But, at least for the time being, the very contours of normalcy had been transformed. In the first week after September 11, there was much talk of a country changed forever. Out were the giddy worship of celebrity, a culture etched in the acid of irony, the consumerist lust for the perfect pair of shoes. In were tears, flags, firemen and “God Bless America.” A nation that had looked mostly inward since the end of the cold war began poring over maps of Afghanistan.
America at play turned into America at work, with a newfound sense of unity and purpose. In Philadelphia, in the intermission after the second period of a hockey game between the Flyers and the New York Rangers, the crowd watched the start of President Bush’s address to Congress on a large screen over the rink. When the players came back on the ice to resume the game, the television was turned off. But the fans erupted in a wild storm of protest, so the speech was turned back on and everyone watched till it was over. The third period was never played; the game ended in a 2-2 tie. In the new America, even sports bowed to statesmanship.
The shock of disaster upended some lives entirely. Thousands of families were thrust into mourning without a body to bury. Many more were shaken not by personal grief but by worries about their jobs in an economy that now seemed likely to slide into recession–or by an intolerable sense of vulnerability. Chris Campbell and his wife, Sheryl, had moved to New York in 2000. He was a popular public-school teacher; she worked across the street from the Twin Towers. Neither one was hurt, but their apartment in lower Manhattan was sealed off after the blast, and a few days later they packed up their things and drove back to the Midwest.
John and Alice Sabl, who live on the 72d floor of the 100-story John Hancock Center in Chicago, have no intention of moving. They have had to adjust to a new routine, though, as security tightens in their high-rise. Every time they drive into the garage, their car trunk is checked. The main drawback about this, according to John Sabl, is mortification to find that their trunk is messier than others. America’s new normalcy is apt to include a hundred such nuisances.
Americans will put up with them, just as they have put up with the spectacle of David Letterman, the nation’s ironist-in-chief, on the verge of tears. This is not to say that Letterman’s emotions were not genuine, or that he was wrong to strike a note of compassion at the delicate moment when his program returned to the air. But it would be a sad distortion of national normalcy if he and his fellow comics were now expected to emote regularly on the tube. They also serve who help us laugh again.
The entertainment industry in general seemed to be groping for the “correct” response to September 11, fearful of any sign of insensitivity. This led to some strange countercurrents. Hollywood was anxiously re-editing new movies to delete any shots of the Twin Towers, even as street vendors in New York did a booming business in paintings, photographs and T shirts that featured the doomed skyscrapers. Any effort to impose a new puritanism would be as misguided as it is futile–part of the nation’s healing process lies along the pathways of diversion.

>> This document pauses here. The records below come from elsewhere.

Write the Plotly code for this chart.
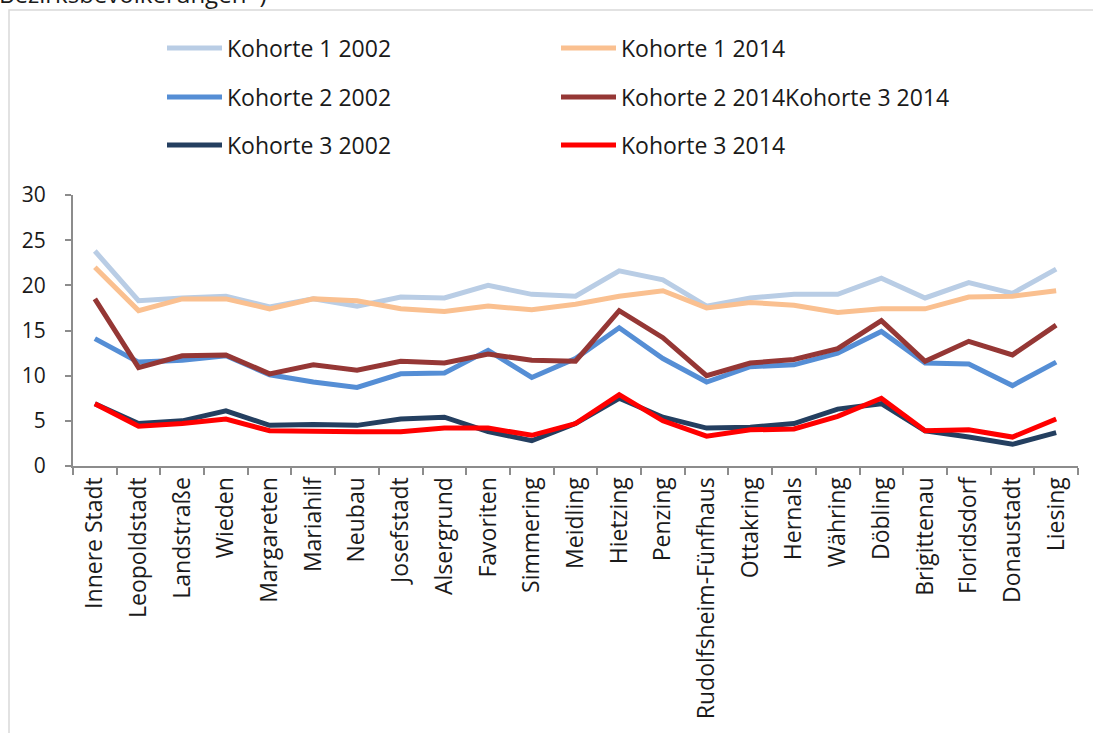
import plotly.graph_objects as go

districts = [
    "Innere Stadt", "Leopoldstadt", "Landstraße", "Wieden", "Margareten",
    "Mariahilf", "Neubau", "Josefstadt", "Alsergrund", "Favoriten",
    "Simmering", "Meidling", "Hietzing", "Penzing", "Rudolfsheim-Fünfhaus",
    "Ottakring", "Hernals", "Währing", "Döbling", "Brigittenau",
    "Floridsdorf", "Donaustadt", "Liesing",
]

k1_2002 = [23.8, 18.3, 18.6, 18.8, 17.6, 18.5, 17.7, 18.7, 18.6, 20.0, 19.0, 18.8,
           21.6, 20.6, 17.7, 18.6, 19.0, 19.0, 20.8, 18.6, 20.3, 19.1, 21.8]
k1_2014 = [22.0, 17.2, 18.5, 18.5, 17.4, 18.5, 18.3, 17.4, 17.1, 17.7, 17.3, 17.9,
           18.8, 19.4, 17.5, 18.1, 17.8, 17.0, 17.4, 17.4, 18.7, 18.8, 19.4]
k2_2002 = [14.1, 11.5, 11.7, 12.2, 10.1, 9.3, 8.7, 10.2, 10.3, 12.8, 9.8, 11.9,
           15.3, 11.9, 9.3, 11.0, 11.2, 12.5, 14.9, 11.4, 11.3, 8.9, 11.5]
k2_2014 = [18.5, 10.9, 12.2, 12.3, 10.2, 11.2, 10.6, 11.6, 11.4, 12.4, 11.7, 11.6,
           17.2, 14.2, 10.0, 11.4, 11.8, 13.0, 16.1, 11.6, 13.8, 12.3, 15.6]
k3_2002 = [6.9, 4.7, 5.0, 6.1, 4.5, 4.6, 4.5, 5.2, 5.4, 3.8, 2.8, 4.7,
           7.5, 5.4, 4.2, 4.3, 4.7, 6.3, 6.9, 3.9, 3.2, 2.4, 3.7]
k3_2014 = [6.9, 4.4, 4.7, 5.2, 3.9, 3.8, 3.8, 3.8, 4.2, 4.2, 3.4, 4.7,
           7.9, 5.0, 3.3, 4.0, 4.1, 5.5, 7.5, 3.9, 4.0, 3.2, 5.2]

y_ticks = [0, 5, 10, 15, 20, 25, 30]

# legend layout: three rows, each its own legend
series = [
    ("Kohorte 1 2002", k1_2002, "#B9CDE5", "legend"),
    ("Kohorte 1 2014", k1_2014, "#FAC090", "legend"),
    ("Kohorte 2 2002", k2_2002, "#558ED5", "legend2"),
    ("Kohorte 2 2014Kohorte 3 2014", k2_2014, "#953735", "legend2"),
    ("Kohorte 3 2002", k3_2002, "#243F60", "legend3"),
    ("Kohorte 3 2014", k3_2014, "#FF0000", "legend3"),
]

fig = go.Figure()
for name, vals, color, leg in series:
    fig.add_trace(go.Scatter(
        x=districts, y=vals, name=name, mode="lines",
        line=dict(color=color, width=5),
        legend=leg,
    ))

W, H = 1093, 733
pl, pr, pt, pb = 73, 15, 195, 267
plot_w = W - pl - pr
plot_h = H - pt - pb


def px_x(p):
    return (p - pl) / plot_w


def px_y(p):
    return (H - pb - p) / plot_h


font = "Open Sans"
text_color = "#1a1a1a"
axis_color = "#8c8c8c"

legend_common = dict(
    orientation="h", xanchor="left", yanchor="middle",
    x=px_x(162), entrywidth=324, entrywidthmode="pixels",
    font=dict(family=font, size=23, color=text_color),
    bgcolor="rgba(0,0,0,0)", itemwidth=55,
)

fig.update_layout(
    width=W, height=H,
    margin=dict(l=pl, r=pr, t=pt, b=pb, pad=0, autoexpand=False),
    paper_bgcolor="white", plot_bgcolor="white",
    showlegend=True,
    legend=dict(legend_common, y=px_y(48)),
    legend2=dict(legend_common, y=px_y(97)),
    legend3=dict(legend_common, y=px_y(145)),
    font=dict(family=font, color=text_color),
)

fig.update_xaxes(
    type="category", range=[-0.5, len(districts) - 0.5],
    tickangle=-90, tickson="boundaries",
    ticks="outside", ticklen=7, tickcolor=axis_color, tickwidth=2,
    showline=True, linecolor=axis_color, linewidth=2,
    showgrid=False, zeroline=False, automargin=False,
    tickfont=dict(family=font, size=23, color=text_color),
)
fig.update_yaxes(
    range=[0, 30], tickvals=y_ticks,
    ticks="outside", ticklen=6, tickcolor=axis_color, tickwidth=2,
    showline=True, linecolor=axis_color, linewidth=2,
    showgrid=False, zeroline=False, ticklabelstandoff=15, automargin=False,
    tickfont=dict(family=font, size=21, color=text_color),
)

# outer frame of the chart area
fig.add_shape(
    type="rect", xref="paper", yref="paper",
    x0=px_x(9), x1=px_x(W + 20), y0=px_y(H + 20), y1=px_y(10),
    line=dict(color="#d9d9d9", width=1.5), fillcolor="rgba(0,0,0,0)",
    layer="below",
)

# title cut off at the top of the page
fig.add_annotation(
    text="Bezirksbevölkerungen*)", xref="paper", yref="paper",
    x=px_x(-3), y=px_y(-7), xanchor="left", yanchor="middle",
    showarrow=False, font=dict(family=font, size=24, color=text_color),
)

# drop the default page margin so the figure sits at the window corner
fig.write_html(
    "out.html",
    config={"displayModeBar": False},
    post_script="document.body.style.margin='0';",
)
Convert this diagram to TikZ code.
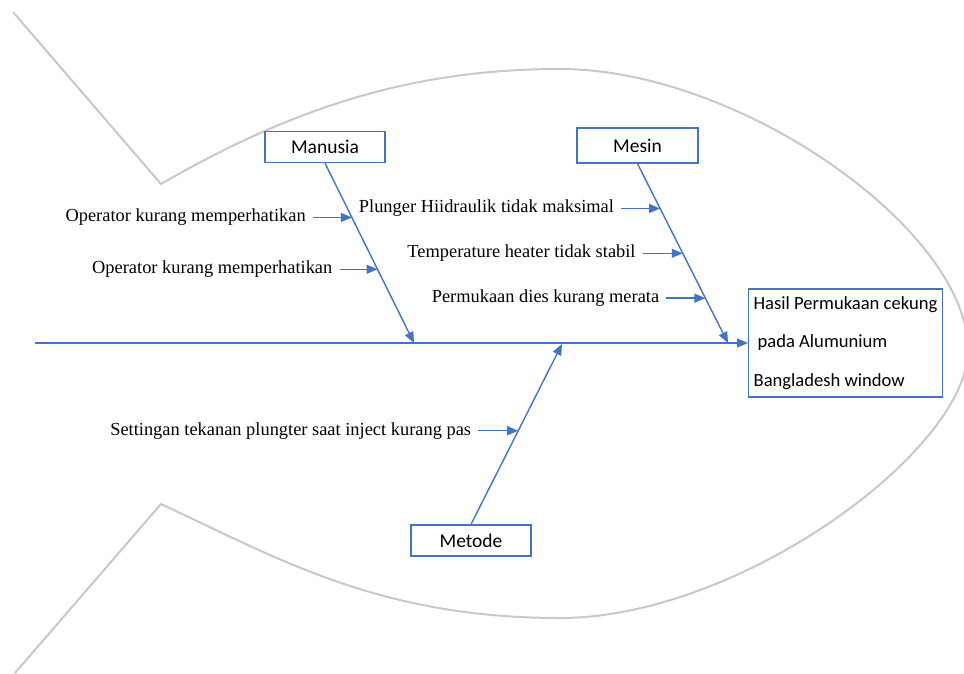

Just as happy music follows the dirges in a New Orleans street funeral, gradually some good cheer returned to life. In New York on the second Saturday after the attacks, it was inspiring to pass firehouses decked with flowers and crowded with people making donations to the bereaved. It was also inspiring, in a different way, to walk through Times Square at night and see the sidewalks jammed, the bars crowded and the gaudy lights undimmed.
Great atrocities are totalitarian: they bend everyone to a standard response. Any failure of fervency, any note played out of national tune can condemn the sinner to outer darkness. At a time like this, the voices of dissent tend to be shouted down in the celebration of unity. It was therefore heartening, even if one disagreed, to hear civil libertarians warning against too broad an extension of police power and old radicals like Noam Chomsky blaming the rise of terrorism on America. Their protests, too, are part of American normalcy.
In the aftermath of September 11, it became fashionable to say, “Nothing will ever be the same.” That isn’t true. The hyperbole is understandable: the sudden sacrifice of thousands of lives seemed to demand a corresponding measure of sacrifice among the rest of us. Sacrifices there will be, as the president has made clear. But not the sacrifice of America’s essential spirit or its way of life. There are many strands in the national fiber. Bold ones like heroism and solidarity and sense of purpose, which were on such impressive display after the attack. And also more modest ones, like individuality, humor, frivolity and fun. These more playful American traits may be on temporary furlough. But they will be back, and soon, because terrorists could not possibly destroy them. America is getting back to normal, and we will know it is there when once again we hear that still, small voice asking, anybody know where to get a great new pair of shoes?